Exercise goal ->
Look through the lines below and extract each one that contains "matplotlib".

Data shown ->
────────────────

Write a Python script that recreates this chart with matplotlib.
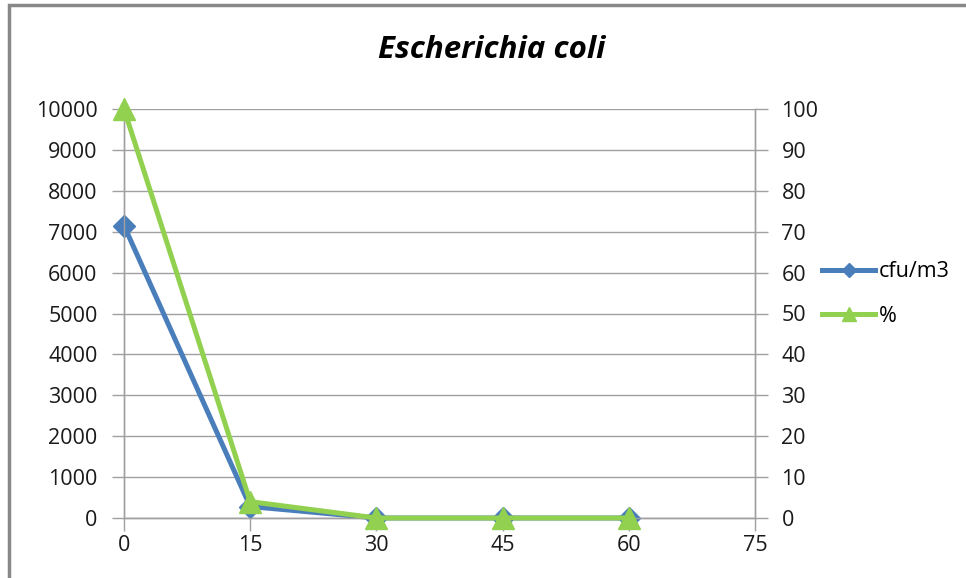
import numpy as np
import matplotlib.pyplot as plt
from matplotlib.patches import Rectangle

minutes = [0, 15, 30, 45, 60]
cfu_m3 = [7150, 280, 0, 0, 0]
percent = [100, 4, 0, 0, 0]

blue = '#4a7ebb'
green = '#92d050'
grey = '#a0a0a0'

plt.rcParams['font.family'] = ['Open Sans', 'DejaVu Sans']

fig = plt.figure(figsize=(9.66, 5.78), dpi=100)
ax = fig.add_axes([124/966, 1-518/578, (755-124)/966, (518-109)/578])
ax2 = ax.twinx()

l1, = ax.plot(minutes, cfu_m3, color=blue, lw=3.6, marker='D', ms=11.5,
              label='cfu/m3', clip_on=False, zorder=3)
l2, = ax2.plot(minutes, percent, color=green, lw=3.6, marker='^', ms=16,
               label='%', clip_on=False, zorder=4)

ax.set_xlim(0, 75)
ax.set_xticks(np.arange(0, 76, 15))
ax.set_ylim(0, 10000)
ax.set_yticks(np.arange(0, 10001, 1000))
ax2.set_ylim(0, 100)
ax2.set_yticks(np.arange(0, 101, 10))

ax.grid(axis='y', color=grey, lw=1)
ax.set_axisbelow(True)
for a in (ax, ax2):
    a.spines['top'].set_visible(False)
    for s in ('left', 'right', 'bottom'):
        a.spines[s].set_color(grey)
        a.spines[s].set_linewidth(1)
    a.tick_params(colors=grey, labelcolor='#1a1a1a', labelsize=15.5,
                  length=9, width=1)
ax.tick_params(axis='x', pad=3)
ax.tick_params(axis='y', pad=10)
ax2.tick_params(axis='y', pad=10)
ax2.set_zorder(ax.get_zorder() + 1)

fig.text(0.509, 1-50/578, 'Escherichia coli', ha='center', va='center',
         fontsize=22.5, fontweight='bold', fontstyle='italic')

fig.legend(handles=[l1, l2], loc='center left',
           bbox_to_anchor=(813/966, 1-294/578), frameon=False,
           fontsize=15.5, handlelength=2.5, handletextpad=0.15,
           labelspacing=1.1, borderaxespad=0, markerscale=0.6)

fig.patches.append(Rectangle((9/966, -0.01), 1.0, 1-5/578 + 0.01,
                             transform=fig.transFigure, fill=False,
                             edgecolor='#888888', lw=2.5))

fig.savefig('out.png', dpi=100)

────────────────

Response ->
Write a Python script that recreates this chart with matplotlib.
import matplotlib.pyplot as plt
from matplotlib.patches import Rectangle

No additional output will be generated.